* [GOAL OF THE EXERCISE]: Print out the material that follows word for word.

---- INFORMATION SUPPLIED

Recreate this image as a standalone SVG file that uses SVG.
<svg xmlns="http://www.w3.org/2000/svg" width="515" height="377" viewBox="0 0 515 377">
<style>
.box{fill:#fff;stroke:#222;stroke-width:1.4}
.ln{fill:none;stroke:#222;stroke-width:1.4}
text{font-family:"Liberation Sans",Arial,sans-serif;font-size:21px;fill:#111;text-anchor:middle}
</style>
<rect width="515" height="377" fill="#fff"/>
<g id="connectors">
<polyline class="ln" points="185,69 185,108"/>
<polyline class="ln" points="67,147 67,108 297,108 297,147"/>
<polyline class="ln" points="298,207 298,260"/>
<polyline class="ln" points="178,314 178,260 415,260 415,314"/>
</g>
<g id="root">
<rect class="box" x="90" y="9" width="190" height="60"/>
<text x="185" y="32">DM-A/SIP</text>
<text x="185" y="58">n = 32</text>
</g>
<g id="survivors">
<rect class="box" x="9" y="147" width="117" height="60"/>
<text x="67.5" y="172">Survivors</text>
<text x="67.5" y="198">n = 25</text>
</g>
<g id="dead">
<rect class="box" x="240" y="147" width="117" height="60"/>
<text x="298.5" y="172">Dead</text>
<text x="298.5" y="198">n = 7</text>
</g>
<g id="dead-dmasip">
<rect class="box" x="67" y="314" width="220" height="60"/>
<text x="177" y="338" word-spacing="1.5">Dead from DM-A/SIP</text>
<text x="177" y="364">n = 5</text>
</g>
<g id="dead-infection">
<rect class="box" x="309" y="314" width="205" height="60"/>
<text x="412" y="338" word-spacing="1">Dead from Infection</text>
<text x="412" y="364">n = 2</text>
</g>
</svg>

--------

* [WRITTEN REPLY]:
Recreate this image as a standalone SVG file that uses SVG.
<svg xmlns="http://www.w3.org/2000/svg" width="515" height="377" viewBox="0 0 515 377">
<style>
.box{fill:#fff;stroke:#222;stroke-width:1.4}
.ln{fill:none;stroke:#222;stroke-width:1.4}
text{font-family:"Liberation Sans",Arial,sans-serif;font-size:21px;fill:#111;text-anchor:middle}
</style>
<rect width="515" height="377" fill="#fff"/>
<g id="connectors">
<polyline class="ln" points="185,69 185,108"/>
<polyline class="ln" points="67,147 67,108 297,108 297,147"/>
<polyline class="ln" points="298,207 298,260"/>
<polyline class="ln" points="178,314 178,260 415,260 415,314"/>
</g>
<g id="root">
<rect class="box" x="90" y="9" width="190" height="60"/>
<text x="185" y="32">DM-A/SIP</text>
<text x="185" y="58">n = 32</text>
</g>
<g id="survivors">
<rect class="box" x="9" y="147" width="117" height="60"/>
<text x="67.5" y="172">Survivors</text>
<text x="67.5" y="198">n = 25</text>
</g>
<g id="dead">
<rect class="box" x="240" y="147" width="117" height="60"/>
<text x="298.5" y="172">Dead</text>
<text x="298.5" y="198">n = 7</text>
</g>
<g id="dead-dmasip">
<rect class="box" x="67" y="314" width="220" height="60"/>
<text x="177" y="338" word-spacing="1.5">Dead from DM-A/SIP</text>
<text x="177" y="364">n = 5</text>
</g>
<g id="dead-infection">
<rect class="box" x="309" y="314" width="205" height="60"/>
<text x="412" y="338" word-spacing="1">Dead from Infection</text>
<text x="412" y="364">n = 2</text>
</g>
</svg>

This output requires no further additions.